Nel primo viaggio negli Stati Uniti dopo la fine del suo governo Mario Draghi è stato chiaro parlando il 7 giugno al Massachusetts Institute of Technology, dove ha ricevuto il premio Miriam Pozen e ha tenuto una Lecture. Due i principali messaggi lanciati dall’ex premier.
L’inflazione potrebbe durare più a lungo di quanto si pensi. E occorre progredire nell’allargamento dell’Unione europea, integrando in essa l’Ucraina e rafforzando la politica comune di difesa, facendo entrare la stessa Ucraina nella Nato.
La globalizzazione, che si pensava “inarrestabile”, è in crisi. Secondo Draghi, “mentre eravamo impegnati a celebrare la fine della storia, la storia preparava il suo ritorno. Eppure i segnali che arrivavano dalla Russia erano chiari e da molto tempo, prima in Cecenia, poi in Georgia e in Crimea”.
Il tutto mentre nel mondo occidentale l’elezione di Donald Trump e la Brexit mostravano la “disaffezione” verso un modello economico e sociale percepito come “iniquo e privo di tutele”. Pandemia e guerra hanno accelerato questi trend, riportando in primo piano il ruolo del governo nell’economia.
“Non c’è alternativa per gli Stati Uniti, l’Europa e i suoi alleati che assicurare che l’Ucraina vinca questa guerra.

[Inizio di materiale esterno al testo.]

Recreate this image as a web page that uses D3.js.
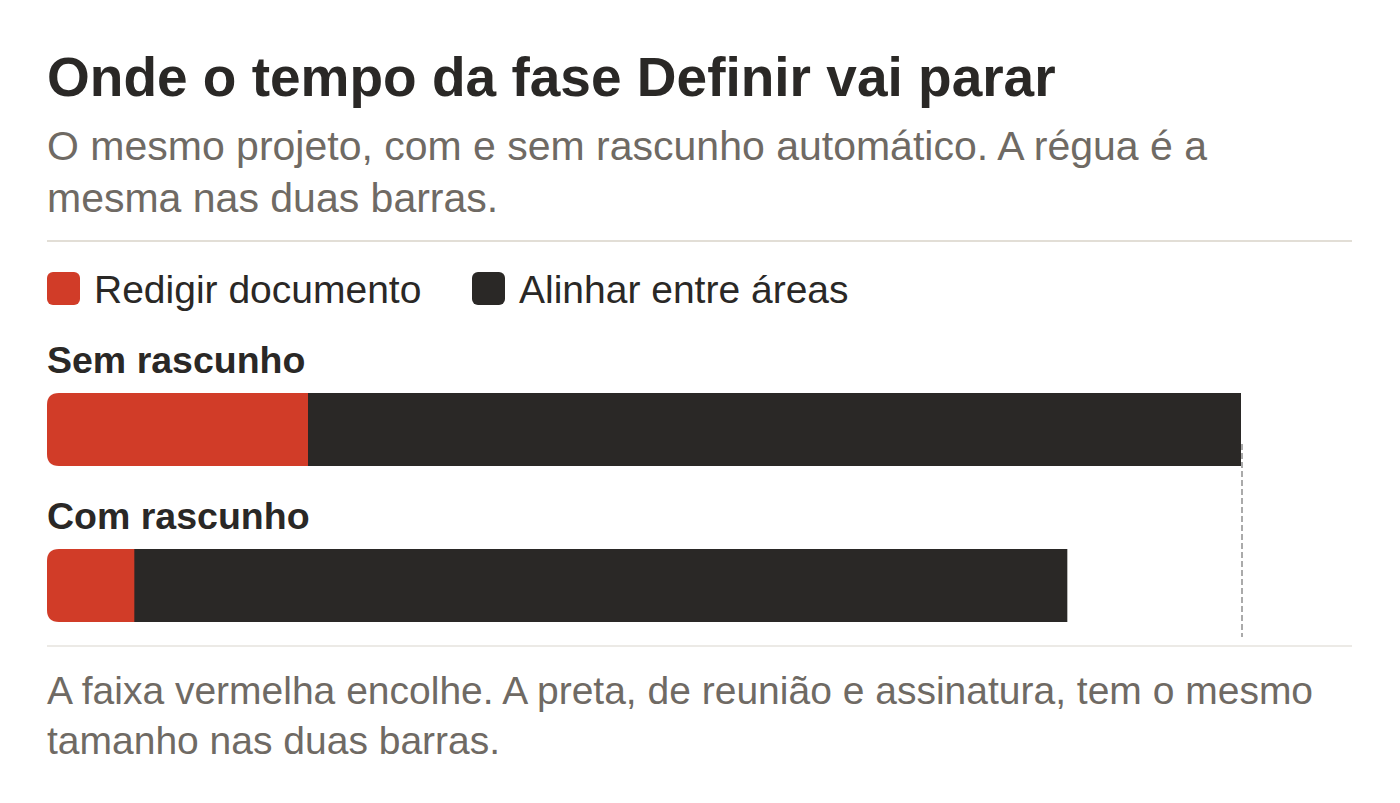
<!DOCTYPE html>
<html>
<head>
<meta charset="utf-8">
<script src="https://cdn.jsdelivr.net/npm/d3@7"></script>
<style>
  body { margin: 0; background: #fff; }
  text { font-family: "Liberation Sans", Arial, Helvetica, sans-serif; }
</style>
</head>
<body>
<div id="container"></div>
<script>
let w = 1400;
let h = 803;
let left = 47;
let right = 1352;

// data
let scenarios = ["Sem rascunho", "Com rascunho"];
let redigir = [6, 2];        // Redigir documento
let alinhar = [21.5, 21.5];  // Alinhar entre áreas
let seriesNames = ["Redigir documento", "Alinhar entre áreas"];
let seriesColors = ["#d13c28", "#2a2826"];

let titleText = "Onde o tempo da fase Definir vai parar";
let subtitleLines = ["O mesmo projeto, com e sem rascunho automático. A régua é a", "mesma nas duas barras."];
let noteLines = ["A faixa vermelha encolhe. A preta, de reunião e assinatura, tem o mesmo", "tamanho nas duas barras."];

let viz = d3.select("#container").append("svg")
  .attr("width", w)
  .attr("height", h)
  .style("background", "#fff");

// title + subtitle
viz.append("text").attr("x", left).attr("y", 96)
  .attr("font-size", 55).attr("font-weight", "bold").attr("fill", "#2a2826")
  .text(titleText);

viz.selectAll(".sub").data(subtitleLines).enter().append("text")
  .attr("class", "sub")
  .attr("x", left).attr("y", (d, i) => 160 + i * 52)
  .attr("font-size", 41).attr("fill", "#6f6a64")
  .text(d => d);

viz.append("line").attr("x1", left).attr("x2", right).attr("y1", 241).attr("y2", 241)
  .attr("stroke", "#e2ded6").attr("stroke-width", 2);

// legend
let legendX = [47, 472];
let legend = viz.selectAll(".legend").data(seriesNames).enter().append("g")
  .attr("class", "legend")
  .attr("transform", (d, i) => "translate(" + legendX[i] + ",272)");
legend.append("rect").attr("width", 33).attr("height", 33).attr("rx", 6)
  .attr("fill", (d, i) => seriesColors[i]);
legend.append("text").attr("x", 47).attr("y", 31)
  .attr("font-size", 39).attr("fill", "#2a2826")
  .text(d => d);

// bars
let rows = scenarios.map(function (s, i) {
  return { name: s, red: redigir[i], black: alinhar[i] };
});

let x = d3.scaleLinear()
  .domain([0, d3.max(rows, d => d.red + d.black)])
  .range([left, 1241]);

let rowY = d3.scalePoint().domain(scenarios).range([393, 549]);
let barH = 73;
let r = 12;

function leftRounded(x0, x1, y0, hh, rr) {
  return "M" + (x0 + rr) + "," + y0 +
    "H" + x1 + "V" + (y0 + hh) + "H" + (x0 + rr) +
    "Q" + x0 + "," + (y0 + hh) + " " + x0 + "," + (y0 + hh - rr) +
    "V" + (y0 + rr) +
    "Q" + x0 + "," + y0 + " " + (x0 + rr) + "," + y0 + "Z";
}

let groups = viz.selectAll(".datagroup").data(rows).enter().append("g")
  .attr("class", "datagroup");

groups.append("text")
  .attr("x", left).attr("y", d => rowY(d.name) - 20)
  .attr("font-size", 37.5).attr("font-weight", "bold").attr("fill", "#2a2826")
  .text(d => d.name);

groups.append("rect")
  .attr("x", d => x(d.red))
  .attr("y", d => rowY(d.name))
  .attr("width", d => x(d.red + d.black) - x(d.red))
  .attr("height", barH)
  .attr("fill", seriesColors[1]);

groups.append("path")
  .attr("d", d => leftRounded(x(0), x(d.red) + 0.5, rowY(d.name), barH, r))
  .attr("fill", seriesColors[0]);

// reference line at the end of the longer bar
let maxTotal = rows[0].red + rows[0].black;
viz.append("line")
  .attr("x1", x(maxTotal) + 1).attr("x2", x(maxTotal) + 1)
  .attr("y1", 444).attr("y2", 637)
  .attr("stroke", "#aaa").attr("stroke-width", 2).attr("stroke-dasharray", "6,3");

viz.append("line").attr("x1", left).attr("x2", right).attr("y1", 646).attr("y2", 646)
  .attr("stroke", "#e6e3de").attr("stroke-width", 1.5);

viz.selectAll(".note").data(noteLines).enter().append("text")
  .attr("class", "note")
  .attr("x", left).attr("y", (d, i) => 704 + i * 50)
  .attr("font-size", 39).attr("fill", "#6f6a64")
  .text(d => d);
</script>
</body>
</html>
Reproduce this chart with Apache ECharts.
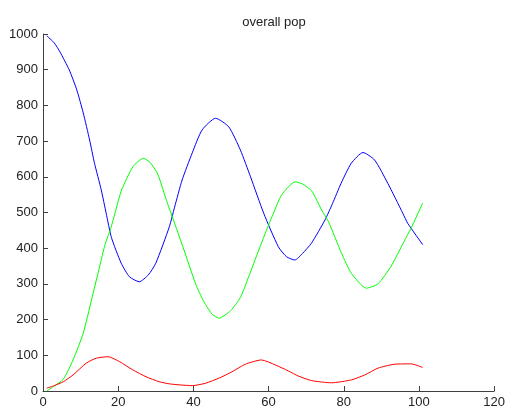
<!DOCTYPE html>
<html>
<head>
<meta charset="utf-8">
<script src="https://cdn.jsdelivr.net/npm/echarts@6/dist/echarts.min.js"></script>
<style>html,body{margin:0;padding:0;background:#fff}#c{width:508px;height:409px}</style>
</head>
<body>
<div id="c"></div>
<script>
var title = 'overall pop';
var xTicks = [0, 20, 40, 60, 80, 100, 120];
var yTicks = [0, 100, 200, 300, 400, 500, 600, 700, 800, 900, 1000];

var blueX = [1, 3, 4.5, 7, 9, 10.7, 12.4, 13.7, 15.5, 16.8, 18.2, 20.8, 23, 25.6, 28, 30, 33.6, 35, 37, 39.7, 42.3, 45.9, 49.4, 52.5, 55.2, 58.7, 62.6, 64.8, 67, 69, 71.4, 75, 77, 79.3, 82, 85.1, 88.2, 91.7, 95.7, 97, 101];
var blueY = [995, 975, 950, 899, 843, 779, 703, 638, 563, 498, 430, 358, 320, 306, 325, 358, 460, 515, 591, 667, 731, 764, 740, 675, 600, 498, 404, 376, 367, 385, 414, 479, 525, 582, 638, 668, 647, 582, 498, 470, 410];

var greenX = [1, 3, 5.4, 8, 10.7, 12.9, 15.1, 16.5, 18, 19.2, 20.8, 23.9, 26.7, 28.5, 30.5, 33.1, 34.4, 37.5, 40.6, 42.8, 45, 46.8, 49.9, 52.5, 54.7, 57.4, 60, 61.3, 63.5, 67.1, 69, 71.5, 74.1, 75.9, 79.4, 82, 86, 89.1, 92.6, 96.1, 98.3, 101];
var greenY = [0, 14, 33, 87, 162, 255, 350, 410, 455, 500, 560, 628, 652, 640, 608, 526, 488, 395, 300, 250, 215, 204, 225, 262, 320, 395, 465, 498, 550, 586, 580, 560, 507, 475, 386, 330, 288, 300, 350, 420, 465, 527];

var redX = [1, 3, 5.4, 8, 11.5, 14.2, 17.3, 20.4, 23.9, 27.4, 30.9, 33.6, 36.5, 39.7, 43.3, 46.8, 50.3, 53.8, 58.1, 61.8, 65.3, 67.9, 71.5, 76.7, 82, 85.6, 89.1, 93.5, 97.9, 101];
var redY = [8, 15, 26, 45, 78, 92, 96, 82, 59, 40, 26, 20, 17, 15, 22, 36, 54, 75, 87, 73, 56, 42, 29, 23, 31, 45, 64, 75, 76, 66];

function pairs(xs, ys) { return xs.map(function (x, i) { return [x, ys[i]]; }); }

var axisCol = '#404040';
var labelStyle = { color: '#222', fontSize: 13, fontFamily: 'Liberation Sans, Arial, sans-serif' };

var chart = echarts.init(document.getElementById('c'), null, { renderer: 'canvas' });
chart.setOption({
  animation: false,
  backgroundColor: '#fff',
  title: {
    text: title, left: 269, top: 11, textAlign: 'center',
    textStyle: { fontSize: 13, fontWeight: 'normal', color: '#222', fontFamily: 'Liberation Sans, Arial, sans-serif' }
  },
  grid: { left: 43, right: 11, top: 34, bottom: 18, containLabel: false },
  xAxis: {
    type: 'value', min: xTicks[0], max: xTicks[xTicks.length - 1], interval: 20,
    axisLine: { show: true, onZero: false, lineStyle: { color: axisCol, width: 1 } },
    axisTick: { show: true, inside: true, length: 5, lineStyle: { color: axisCol } },
    splitLine: { show: false },
    axisLabel: Object.assign({ margin: 5, formatter: function (v) { return String(v); } }, labelStyle)
  },
  yAxis: {
    type: 'value', min: yTicks[0], max: yTicks[yTicks.length - 1], interval: 100,
    axisLine: { show: true, onZero: false, lineStyle: { color: axisCol, width: 1 } },
    axisTick: { show: true, inside: true, length: 5, lineStyle: { color: axisCol } },
    splitLine: { show: false },
    axisLabel: Object.assign({ margin: 5, formatter: function (v) { return String(v); } }, labelStyle)
  },
  series: [
    { type: 'line', data: pairs(blueX, blueY), smooth: 0.2, showSymbol: false, lineStyle: { color: '#0000ff', width: 1 } },
    { type: 'line', data: pairs(greenX, greenY), smooth: 0.2, showSymbol: false, lineStyle: { color: '#00ff00', width: 1 } },
    { type: 'line', data: pairs(redX, redY), smooth: 0.2, showSymbol: false, lineStyle: { color: '#ff0000', width: 1 } }
  ]
});
</script>
</body>
</html>
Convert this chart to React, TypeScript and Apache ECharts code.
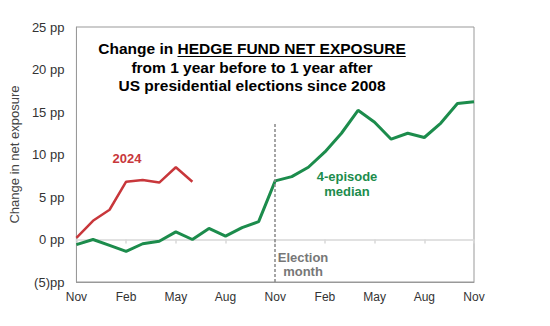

Accettare una vittoria russa infliggerebbe un colpo fatale all’Ue”, evidenzia Draghi.
Detto questo, nel nuovo mondo bisognerà convivere con una certa dose di inflazione, avverte l’ex presidente della Bce il quale ammette che le banche centrali “avrebbero dovuto diagnosticare in anticipo il ritorno dell’inflazione persistente”, anche se nella sua ottica “hanno in gran parte recuperato il tempo perduto”.
Nel vecchio continente - spiega Draghi – “stiamo assistendo a una lotta tra aziende e lavoratori su chi dovrebbe sopportare” il costo dell’inflazione. Le imprese, per ora, lo hanno messo sulle spalle dei consumatori, “mantenendo o addirittura aumentando i loro profitti”.
Draghi si dice tuttavia convinto che, “alla fine, le banche centrali riusciranno a riportare il tasso di inflazione ai loro obiettivi”, tuttavia “l’economia avrà un aspetto molto diverso da quello a cui siamo abituati”. Le tensioni internazionali continueranno a pesare sul tasso di crescita e il processo di reshoring per riportare in patria produzioni strategiche e riallocare le forniture presso Paesi affidabili (friendshoring, ndr) potrebbe comportare un livello di inflazione più alto che in passato.
Inoltre, “mi aspetto che i governi gestiscano deficit di bilancio permanentemente più elevati” per affrontare le nuove sfide, dal clima alla difesa, “senza indebolire la protezione sociale che rende unica l’Ue”. E anche questo non aiuterà la discesa dei prezzi.